GIVEN EXERCISE: Copy out exactly the lines from the one holding "Write the React, TypeScript" through the one holding "Chart.register(...registerables);", ends included; omit images.

EXTRACTED INFORMATION:

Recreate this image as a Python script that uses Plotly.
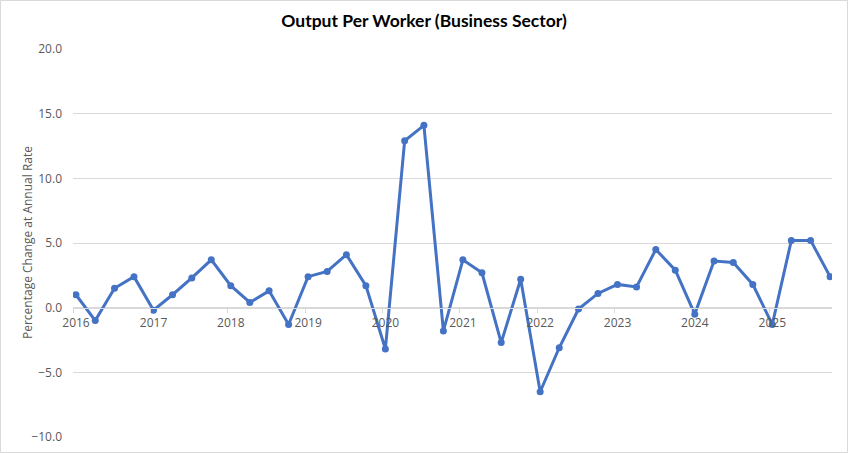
import plotly.graph_objects as go

quarters = [f"{y}-{m:02d}-15" for y in range(2016, 2026) for m in (1, 4, 7, 10)]
values = [
    1.0, -1.0, 1.5, 2.4,
    -0.2, 1.0, 2.3, 3.7,
    1.7, 0.4, 1.3, -1.3,
    2.4, 2.8, 4.1, 1.7,
    -3.2, 12.9, 14.1, -1.8,
    3.7, 2.7, -2.7, 2.2,
    -6.5, -3.1, -0.1, 1.1,
    1.8, 1.6, 4.5, 2.9,
    -0.5, 3.6, 3.5, 1.8,
    -1.3, 5.2, 5.2, 2.4,
]
year_ticks = [f"{y}-01-01" for y in range(2016, 2026)]
year_labels = [str(y) for y in range(2016, 2026)]
y_ticks = [-10, -5, 0, 5, 10, 15, 20]

W, H = 848, 453
ml, mr, mt, mb = 73, 16, 49, 16
pw = W - ml - mr
ph = H - mt - mb

fig = go.Figure()
fig.add_trace(go.Scatter(
    x=quarters, y=values, mode="lines+markers",
    line=dict(color="#4472C4", width=3),
    marker=dict(color="#4472C4", size=7),
    showlegend=False, hoverinfo="x+y",
))

fig.update_layout(
    width=W, height=H,
    margin=dict(l=ml, r=mr, t=mt, b=mb, autoexpand=False),
    paper_bgcolor="white", plot_bgcolor="white",
    font=dict(family="Open Sans, sans-serif", color="#595959", size=12),
    title=dict(text="<b>Output Per Worker (Business Sector)</b>",
               x=0.5, xanchor="center", y=1 - 21 / H, yanchor="middle",
               yref="container",
               font=dict(family="Lato, sans-serif", size=17.5, color="#000000")),
    xaxis=dict(
        type="date", range=["2016-01-01", "2025-10-24"],
        tickvals=year_ticks, ticktext=year_labels,
        ticks="outside", ticklen=4, tickcolor="#d9d9d9", tickwidth=1,
        ticklabelshift=3,
        showgrid=False, showline=True, linecolor="#d9d9d9", linewidth=1,
        zeroline=False,
        anchor="free", position=1 / 3,
        tickfont=dict(size=12, color="#595959"),
    ),
    yaxis=dict(
        range=[-10, 20], tickvals=y_ticks, tickformat=".1f",
        showgrid=True, gridcolor="#d9d9d9", gridwidth=1,
        zeroline=False, showline=False, ticks="",
        ticklabelstandoff=10,
        tickfont=dict(size=12, color="#595959"),
    ),
    annotations=[dict(
        text="Percentage Change at Annual Rate", textangle=-90,
        xref="paper", yref="paper", x=-46 / pw, y=0.5,
        xanchor="center", yanchor="middle", showarrow=False,
        font=dict(size=12, color="#595959"),
    )],
    shapes=[dict(
        type="rect", xref="paper", yref="paper",
        x0=(-ml + 0.5) / pw, x1=1 + (mr - 0.5) / pw,
        y0=(-mb + 0.5) / ph, y1=1 + (mt - 0.5) / ph,
        line=dict(color="#d9d9d9", width=1), layer="below",
    )],
)

fig.write_html("out.html", config={"displayModeBar": False})

with open("out.html", "r", encoding="utf-8") as f:
    html = f.read()
html = html.replace(
    "<head>",
    "<head><style>html,body{margin:0;padding:0;overflow:hidden;}</style>", 1)
with open("out.html", "w", encoding="utf-8") as f:
    f.write(html)
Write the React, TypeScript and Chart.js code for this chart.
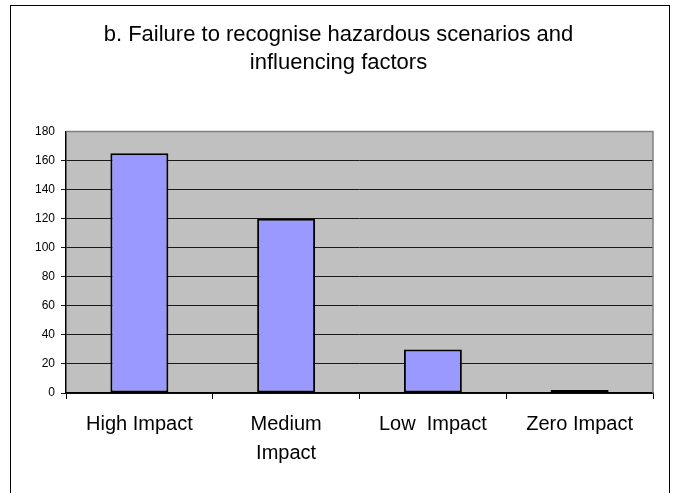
import React, { useEffect, useRef } from "react";
import { Chart, registerables } from "chart.js";

Chart.register(...registerables);

const titleLines = ["b. Failure to recognise hazardous scenarios and", "influencing factors"];
const categories: (string | string[])[] = ["High Impact", ["Medium", "Impact"], "Low  Impact", "Zero Impact"];
const counts = [165, 120, 30, 2];
const yMin = 0;
const yMax = 180;
const yStep = 20;

const FONT = "'Liberation Sans', Arial, sans-serif";

const framePlugin = {
  id: "frame",
  beforeDraw(chart: any) {
    const { ctx, chartArea } = chart;
    const { left, top, right, bottom } = chartArea;
    ctx.save();
    ctx.fillStyle = "#ffffff";
    ctx.fillRect(0, 0, chart.width, chart.height);
    ctx.fillStyle = "#c0c0c0";
    ctx.fillRect(left, top, right - left, bottom - top);
    ctx.restore();
  },
  afterDatasetsDraw(chart: any) {
    const { ctx, chartArea } = chart;
    const { left, top, right, bottom } = chartArea;
    ctx.save();
    ctx.strokeStyle = "#808080";
    ctx.lineWidth = 1.5;
    ctx.beginPath();
    ctx.moveTo(left, top);
    ctx.lineTo(right, top);
    ctx.lineTo(right, bottom);
    ctx.stroke();
    ctx.strokeStyle = "#000000";
    ctx.lineWidth = 1;
    ctx.strokeRect(10.5, 5.5, 659, 520);
    ctx.restore();
  },
};

export default function App() {
  const ref = useRef<HTMLCanvasElement | null>(null);
  useEffect(() => {
    if (!ref.current) return;
    const chart = new Chart(ref.current, {
      type: "bar",
      data: {
        labels: categories,
        datasets: [
          {
            data: counts,
            backgroundColor: "#9999ff",
            borderColor: "#000000",
            borderWidth: 2,
            borderSkipped: false,
            barPercentage: 0.395,
            categoryPercentage: 1,
          },
        ],
      },
      options: {
        responsive: false,
        animation: false,
        layout: { padding: { left: 24, right: 22, top: 0, bottom: 0 } },
        plugins: {
          legend: { display: false },
          tooltip: { enabled: false },
          title: {
            display: true,
            text: titleLines,
            color: "#000000",
            font: { family: FONT, size: 22, weight: "normal", lineHeight: 28 / 22 },
            padding: { top: 21, bottom: 54.5 },
          },
        },
        scales: {
          x: {
            offset: true,
            grid: {
              display: true,
              offset: true,
              drawOnChartArea: false,
              drawTicks: true,
              tickLength: 6,
              color: "#000000",
            },
            border: { display: true, color: "#000000", width: 1.5 },
            ticks: {
              color: "#000000",
              font: { family: FONT, size: 20, lineHeight: 29 / 20 },
              padding: 11,
              maxRotation: 0,
              minRotation: 0,
              autoSkip: false,
            },
            afterFit(scale: any) {
              scale.height = 100;
            },
          },
          y: {
            min: yMin,
            max: yMax,
            grid: {
              color: (c: any) => (c.tick && c.tick.value === yMax ? "rgba(0,0,0,0)" : "#1a1a1a"),
              lineWidth: 1,
              tickLength: 5,
              drawTicks: true,
            },
            border: { display: true, color: "#000000", width: 1.5 },
            ticks: {
              stepSize: yStep,
              color: "#000000",
              font: { family: FONT, size: 12 },
              padding: 6,
            },
            afterFit(scale: any) {
              scale.width = 42;
            },
          },
        },
      },
      plugins: [framePlugin],
    });
    return () => chart.destroy();
  }, []);
  return (
    <div style={{ position: "absolute", left: 0, top: 0, width: 675, height: 493, overflow: "hidden" }}>
      <canvas ref={ref} width={675} height={493} style={{ display: "block" }} />
    </div>
  );
}
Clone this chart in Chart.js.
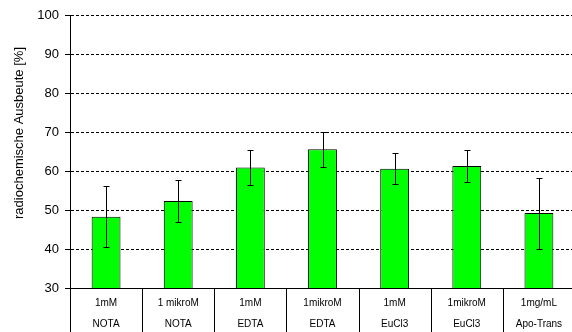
<!DOCTYPE html>
<html>
<head>
<meta charset="utf-8">
<script src="https://cdn.jsdelivr.net/npm/chart.js@4/dist/chart.umd.min.js"></script>
<style>
  html, body { margin: 0; padding: 0; background: #fff; overflow: hidden; }
  canvas { display: block; }
</style>
</head>
<body>
<canvas id="chart" width="575" height="332"></canvas>
<script>
'use strict';

// ── DATA ──
const labelTop    = ['1mM', '1 mikroM', '1mM', '1mikroM', '1mM', '1mikroM', '1mg/mL'];
const labelBottom = ['NOTA', 'NOTA', 'EDTA', 'EDTA', 'EuCl3', 'EuCl3', 'Apo-Trans'];
const yields      = [48.3, 52.3, 60.9, 65.6, 60.6, 61.3, 49.2];
const errors      = [7.9, 5.4, 4.4, 4.5, 4.0, 4.1, 9.1];
const yTitle      = 'radiochemische Ausbeute [%]';

const FONT = 'Arial, "Liberation Sans", sans-serif';

// ── PLUGIN: error bars, category table, y title ──
const extras = {
  id: 'extras',
  afterDatasetsDraw(chart) {
    const ctx = chart.ctx;
    const y = chart.scales.y;
    const meta = chart.getDatasetMeta(0);
    ctx.save();
    ctx.strokeStyle = '#000';
    ctx.lineWidth = 1;
    meta.data.forEach((bar, i) => {
      const x  = Math.round(bar.x) + 0.5;
      const hi = Math.round(y.getPixelForValue(yields[i] + errors[i])) + 0.5;
      const lo = Math.round(y.getPixelForValue(yields[i] - errors[i])) + 0.5;
      ctx.beginPath();
      ctx.moveTo(x, hi); ctx.lineTo(x, lo);
      ctx.moveTo(x - 3, hi); ctx.lineTo(x + 3, hi);
      ctx.moveTo(x - 3, lo); ctx.lineTo(x + 3, lo);
      ctx.stroke();
    });
    ctx.restore();
  },
  afterDraw(chart) {
    const ctx = chart.ctx;
    const x = chart.scales.x;
    const area = chart.chartArea;
    const half = (x.getPixelForValue(1) - x.getPixelForValue(0)) / 2;

    ctx.save();
    // separators below axis
    ctx.strokeStyle = '#000';
    ctx.lineWidth = 1;
    ctx.beginPath();
    for (let i = 0; i <= labelTop.length; i++) {
      const px = Math.round(x.getPixelForValue(i) - half) + 0.5;
      ctx.moveTo(px, area.bottom);
      ctx.lineTo(px, chart.height);
    }
    ctx.stroke();

    // category labels
    ctx.fillStyle = '#000';
    ctx.font = '10px ' + FONT;
    ctx.textAlign = 'center';
    ctx.textBaseline = 'middle';
    labelTop.forEach((t, i) => {
      const px = x.getPixelForValue(i);
      ctx.fillText(t, px, area.bottom + 15);
      ctx.fillText(labelBottom[i], px, area.bottom + 36);
    });

    // y title
    ctx.translate(19, 133);
    ctx.rotate(-Math.PI / 2);
    ctx.font = '13px ' + FONT;
    ctx.fillText(yTitle, 0, 0);
    ctx.restore();
  }
};

// ── CHART ──
new Chart(document.getElementById('chart'), {
  type: 'bar',
  data: {
    labels: labelTop.map((t, i) => [t, labelBottom[i]]),
    datasets: [{
      data: yields,
      backgroundColor: '#00ff00',
      borderColor: '#000',
      borderWidth: 1,
      borderSkipped: 'bottom',
      barPercentage: 0.4,
      categoryPercentage: 1.0,
    }]
  },
  options: {
    responsive: false,
    animation: false,
    devicePixelRatio: 1,
    layout: { padding: { top: 15, right: 0, left: 0, bottom: 0 } },
    plugins: { legend: { display: false }, tooltip: { enabled: false } },
    scales: {
      x: {
        ticks: { display: false },
        grid: { display: false, drawTicks: false },
        border: { display: true, color: '#000', width: 1 },
        afterFit: s => { s.height = 44; },
      },
      y: {
        min: 30,
        max: 100,
        ticks: {
          stepSize: 10,
          color: '#000',
          padding: 6,
          font: { family: FONT, size: 13 },
        },
        grid: {
          color: '#000',
          lineWidth: 1,
          drawTicks: true,
          tickLength: 5,
          tickColor: '#000',
          tickBorderDash: [],
        },
        border: { display: true, color: '#000', width: 1, dash: [3, 2] },
        afterFit: s => { s.width = 70; },
      }
    }
  },
  plugins: [extras]
});
</script>
</body>
</html>
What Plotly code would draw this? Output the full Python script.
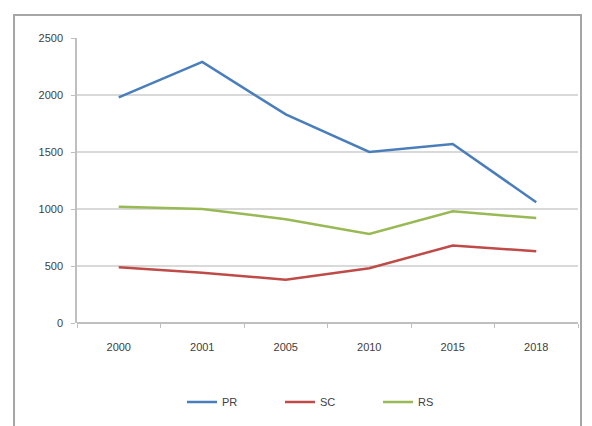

EXERCISE RESULT:
Write the React, TypeScript and Chart.js code for this chart.
import React, { useEffect, useRef } from "react";
import { Chart, registerables } from "chart.js";

Chart.register(...registerables);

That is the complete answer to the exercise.